* start *

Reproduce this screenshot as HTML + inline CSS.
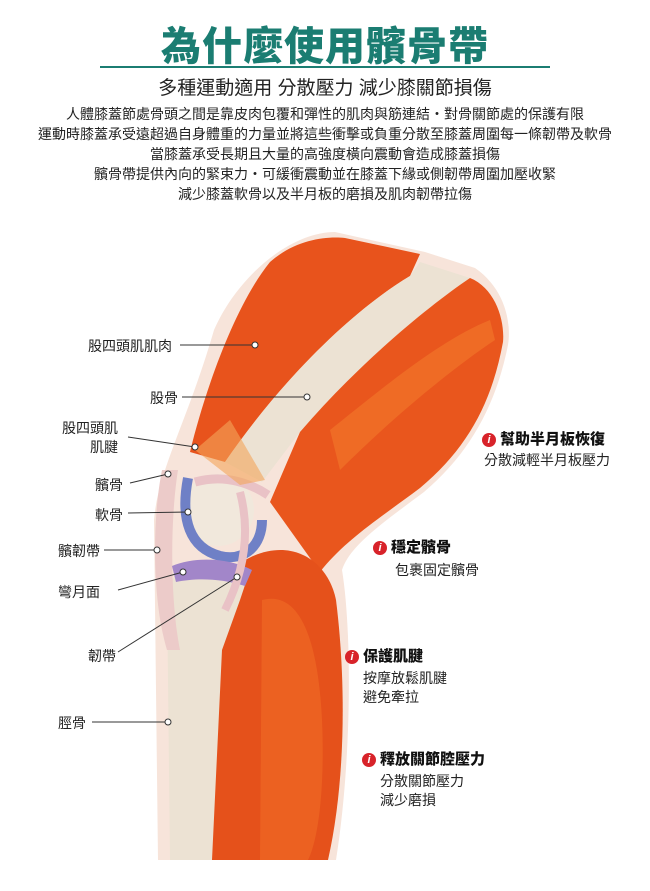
<!DOCTYPE html>
<html><head><meta charset="utf-8"><style>
body{margin:0;width:650px;height:891px;background:#fff;position:relative;overflow:hidden;font-family:"Liberation Sans","Noto Sans CJK TC",sans-serif;color:#222}
.a{position:absolute;white-space:nowrap}
.t{left:0;width:650px;text-align:center;top:14px;font-size:40px;font-weight:900;color:#1b7d72;letter-spacing:1px}
.s{left:0;width:650px;text-align:center;top:73px;font-size:19px;color:#222}
.p{left:0;width:650px;text-align:center;font-size:14px;line-height:20px;top:104px;color:#222}
.lb{font-size:14px;color:#222}
.h{font-size:15px;font-weight:900;color:#111}
.d{font-size:14px;color:#222;line-height:19px}
.i{display:inline-block;width:14px;height:14px;border-radius:50%;background:#d8232a;color:#fff;font-size:11px;font-style:italic;text-align:center;line-height:14px;margin-right:4px;vertical-align:1px}
</style></head><body>
<div class="a t">為什麼使用髕骨帶</div>
<div class="a" style="left:100px;top:66px;width:450px;height:1.5px;background:#1b7d72"></div>
<div class="a s">多種運動適用 分散壓力 減少膝關節損傷</div>
<div class="a p">人體膝蓋節處骨頭之間是靠皮肉包覆和彈性的肌肉與筋連結・對骨關節處的保護有限<br>運動時膝蓋承受遠超過自身體重的力量並將這些衝擊或負重分散至膝蓋周圍每一條韌帶及軟骨<br>當膝蓋承受長期且大量的高強度橫向震動會造成膝蓋損傷<br>髕骨帶提供內向的緊束力・可緩衝震動並在膝蓋下緣或側韌帶周圍加壓收緊<br>減少膝蓋軟骨以及半月板的磨損及肌肉韌帶拉傷</div>
<svg class="a" style="left:0;top:0" width="650" height="891">
<path d="M158,860 L154,520 C158,470 188,420 214,330 C237,277 290,232 335,232 L425,252 L475,268 C503,287 512,320 508,345 C496,405 470,453 424,492 C384,522 350,545 342,570 C352,630 352,760 336,860 Z" fill="#f7e4da"/>
<path d="M190,452 C205,390 235,305 270,262 C295,240 325,236 345,238 L420,254 L410,276 C350,312 280,382 225,462 Z" fill="#e8531c"/>
<path d="M225,462 C280,382 350,312 410,276 L420,262 L470,278 C430,305 360,362 300,432 L262,482 Z" fill="#ece2d3"/>
<path d="M300,432 C360,362 430,305 470,278 C495,288 505,320 503,342 C492,402 468,448 420,488 C380,518 345,540 320,572 L270,502 Z" fill="#e9561d"/>
<path d="M330,430 C380,390 440,340 490,320 L495,340 C450,370 390,420 340,470 Z" fill="#f47a2c" opacity=".6"/>
<path d="M245,560 C290,535 328,560 336,600 C346,680 346,780 328,860 L205,860 L220,640 Z" fill="#e5511b"/>
<path d="M262,600 C300,590 318,640 322,720 C325,790 318,840 308,860 L260,860 Z" fill="#f06d26" opacity=".6"/>
<path d="M167,590 L170,860 L212,860 L222,650 L240,600 L250,570 L180,565 Z" fill="#ece2d3"/>
<path d="M162,470 C152,520 152,600 167,650 L180,650 C170,600 170,520 178,470 Z" fill="#eccbc9"/>
<circle cx="218" cy="510" r="36" fill="#f1e8dc"/>
<path d="M188,478 C180,520 190,548 220,556 C245,562 262,545 262,520" fill="none" stroke="#6f80c6" stroke-width="10"/>
<path d="M172,566 C195,556 230,558 252,570 L245,586 C220,578 195,578 176,582Z" fill="#a286c9"/>
<path d="M195,482 C220,475 245,480 268,495" stroke="#e9c2c6" stroke-width="9" fill="none"/>
<path d="M240,492 C250,530 245,570 225,610" stroke="#e9c2c6" stroke-width="8" fill="none"/>
<path d="M195,450 L230,420 L265,480 L240,485 Z" fill="#f4a55a" opacity=".6"/>
<g stroke="#333" stroke-width="1" fill="none">
<line x1="180" y1="345" x2="255" y2="345"/><line x1="182" y1="397" x2="307" y2="397"/>
<line x1="128" y1="437" x2="195" y2="447"/><line x1="130" y1="483" x2="168" y2="474"/>
<line x1="128" y1="513" x2="188" y2="512"/><line x1="104" y1="550" x2="157" y2="550"/>
<line x1="118" y1="590" x2="183" y2="572"/><line x1="118" y1="652" x2="237" y2="577"/>
<line x1="92" y1="722" x2="168" y2="722"/>
</g>
<g fill="#fff" stroke="#333" stroke-width="1">
<circle cx="255" cy="345" r="3"/><circle cx="307" cy="397" r="3"/><circle cx="195" cy="447" r="3"/><circle cx="168" cy="474" r="3"/><circle cx="188" cy="512" r="3"/><circle cx="157" cy="550" r="3"/><circle cx="183" cy="572" r="3"/><circle cx="237" cy="577" r="3"/><circle cx="168" cy="722" r="3"/>
</g>
</svg>
<div class="a lb" style="left:88px;top:336px">股四頭肌肌肉</div>
<div class="a lb" style="left:150px;top:388px">股骨</div>
<div class="a lb" style="left:62px;top:419px;line-height:19px;text-align:right">股四頭肌<br>肌腱</div>
<div class="a lb" style="left:95px;top:475px">髕骨</div>
<div class="a lb" style="left:95px;top:505px">軟骨</div>
<div class="a lb" style="left:58px;top:541px">髕韌帶</div>
<div class="a lb" style="left:58px;top:582px">彎月面</div>
<div class="a lb" style="left:88px;top:646px">韌帶</div>
<div class="a lb" style="left:58px;top:713px">脛骨</div>
<div class="a h" style="left:482px;top:428px"><span class="i">i</span>幫助半月板恢復</div>
<div class="a d" style="left:484px;top:451px">分散減輕半月板壓力</div>
<div class="a h" style="left:373px;top:536px"><span class="i">i</span>穩定髕骨</div>
<div class="a d" style="left:395px;top:561px">包裹固定髕骨</div>
<div class="a h" style="left:345px;top:645px"><span class="i">i</span>保護肌腱</div>
<div class="a d" style="left:363px;top:669px">按摩放鬆肌腱<br>避免牽拉</div>
<div class="a h" style="left:362px;top:748px"><span class="i">i</span>釋放關節腔壓力</div>
<div class="a d" style="left:380px;top:772px">分散關節壓力<br>減少磨損</div>
</body></html>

* end *

## OBJECTIVE
Return the listing above in full and without alteration, excluding its pictures.

## RESPONSE TO THE EXERCISE
Reproduce this screenshot as HTML + inline CSS.
<!DOCTYPE html>
<html><head><meta charset="utf-8"><style>
body{margin:0;width:650px;height:891px;background:#fff;position:relative;overflow:hidden;font-family:"Liberation Sans","Noto Sans CJK TC",sans-serif;color:#222}
.a{position:absolute;white-space:nowrap}
.t{left:0;width:650px;text-align:center;top:14px;font-size:40px;font-weight:900;color:#1b7d72;letter-spacing:1px}
.s{left:0;width:650px;text-align:center;top:73px;font-size:19px;color:#222}
.p{left:0;width:650px;text-align:center;font-size:14px;line-height:20px;top:104px;color:#222}
.lb{font-size:14px;color:#222}
.h{font-size:15px;font-weight:900;color:#111}
.d{font-size:14px;color:#222;line-height:19px}
.i{display:inline-block;width:14px;height:14px;border-radius:50%;background:#d8232a;color:#fff;font-size:11px;font-style:italic;text-align:center;line-height:14px;margin-right:4px;vertical-align:1px}
</style></head><body>
<div class="a t">為什麼使用髕骨帶</div>
<div class="a" style="left:100px;top:66px;width:450px;height:1.5px;background:#1b7d72"></div>
<div class="a s">多種運動適用 分散壓力 減少膝關節損傷</div>
<div class="a p">人體膝蓋節處骨頭之間是靠皮肉包覆和彈性的肌肉與筋連結・對骨關節處的保護有限<br>運動時膝蓋承受遠超過自身體重的力量並將這些衝擊或負重分散至膝蓋周圍每一條韌帶及軟骨<br>當膝蓋承受長期且大量的高強度橫向震動會造成膝蓋損傷<br>髕骨帶提供內向的緊束力・可緩衝震動並在膝蓋下緣或側韌帶周圍加壓收緊<br>減少膝蓋軟骨以及半月板的磨損及肌肉韌帶拉傷</div>
<svg class="a" style="left:0;top:0" width="650" height="891">
<path d="M158,860 L154,520 C158,470 188,420 214,330 C237,277 290,232 335,232 L425,252 L475,268 C503,287 512,320 508,345 C496,405 470,453 424,492 C384,522 350,545 342,570 C352,630 352,760 336,860 Z" fill="#f7e4da"/>
<path d="M190,452 C205,390 235,305 270,262 C295,240 325,236 345,238 L420,254 L410,276 C350,312 280,382 225,462 Z" fill="#e8531c"/>
<path d="M225,462 C280,382 350,312 410,276 L420,262 L470,278 C430,305 360,362 300,432 L262,482 Z" fill="#ece2d3"/>
<path d="M300,432 C360,362 430,305 470,278 C495,288 505,320 503,342 C492,402 468,448 420,488 C380,518 345,540 320,572 L270,502 Z" fill="#e9561d"/>
<path d="M330,430 C380,390 440,340 490,320 L495,340 C450,370 390,420 340,470 Z" fill="#f47a2c" opacity=".6"/>
<path d="M245,560 C290,535 328,560 336,600 C346,680 346,780 328,860 L205,860 L220,640 Z" fill="#e5511b"/>
<path d="M262,600 C300,590 318,640 322,720 C325,790 318,840 308,860 L260,860 Z" fill="#f06d26" opacity=".6"/>
<path d="M167,590 L170,860 L212,860 L222,650 L240,600 L250,570 L180,565 Z" fill="#ece2d3"/>
<path d="M162,470 C152,520 152,600 167,650 L180,650 C170,600 170,520 178,470 Z" fill="#eccbc9"/>
<circle cx="218" cy="510" r="36" fill="#f1e8dc"/>
<path d="M188,478 C180,520 190,548 220,556 C245,562 262,545 262,520" fill="none" stroke="#6f80c6" stroke-width="10"/>
<path d="M172,566 C195,556 230,558 252,570 L245,586 C220,578 195,578 176,582Z" fill="#a286c9"/>
<path d="M195,482 C220,475 245,480 268,495" stroke="#e9c2c6" stroke-width="9" fill="none"/>
<path d="M240,492 C250,530 245,570 225,610" stroke="#e9c2c6" stroke-width="8" fill="none"/>
<path d="M195,450 L230,420 L265,480 L240,485 Z" fill="#f4a55a" opacity=".6"/>
<g stroke="#333" stroke-width="1" fill="none">
<line x1="180" y1="345" x2="255" y2="345"/><line x1="182" y1="397" x2="307" y2="397"/>
<line x1="128" y1="437" x2="195" y2="447"/><line x1="130" y1="483" x2="168" y2="474"/>
<line x1="128" y1="513" x2="188" y2="512"/><line x1="104" y1="550" x2="157" y2="550"/>
<line x1="118" y1="590" x2="183" y2="572"/><line x1="118" y1="652" x2="237" y2="577"/>
<line x1="92" y1="722" x2="168" y2="722"/>
</g>
<g fill="#fff" stroke="#333" stroke-width="1">
<circle cx="255" cy="345" r="3"/><circle cx="307" cy="397" r="3"/><circle cx="195" cy="447" r="3"/><circle cx="168" cy="474" r="3"/><circle cx="188" cy="512" r="3"/><circle cx="157" cy="550" r="3"/><circle cx="183" cy="572" r="3"/><circle cx="237" cy="577" r="3"/><circle cx="168" cy="722" r="3"/>
</g>
</svg>
<div class="a lb" style="left:88px;top:336px">股四頭肌肌肉</div>
<div class="a lb" style="left:150px;top:388px">股骨</div>
<div class="a lb" style="left:62px;top:419px;line-height:19px;text-align:right">股四頭肌<br>肌腱</div>
<div class="a lb" style="left:95px;top:475px">髕骨</div>
<div class="a lb" style="left:95px;top:505px">軟骨</div>
<div class="a lb" style="left:58px;top:541px">髕韌帶</div>
<div class="a lb" style="left:58px;top:582px">彎月面</div>
<div class="a lb" style="left:88px;top:646px">韌帶</div>
<div class="a lb" style="left:58px;top:713px">脛骨</div>
<div class="a h" style="left:482px;top:428px"><span class="i">i</span>幫助半月板恢復</div>
<div class="a d" style="left:484px;top:451px">分散減輕半月板壓力</div>
<div class="a h" style="left:373px;top:536px"><span class="i">i</span>穩定髕骨</div>
<div class="a d" style="left:395px;top:561px">包裹固定髕骨</div>
<div class="a h" style="left:345px;top:645px"><span class="i">i</span>保護肌腱</div>
<div class="a d" style="left:363px;top:669px">按摩放鬆肌腱<br>避免牽拉</div>
<div class="a h" style="left:362px;top:748px"><span class="i">i</span>釋放關節腔壓力</div>
<div class="a d" style="left:380px;top:772px">分散關節壓力<br>減少磨損</div>
</body></html>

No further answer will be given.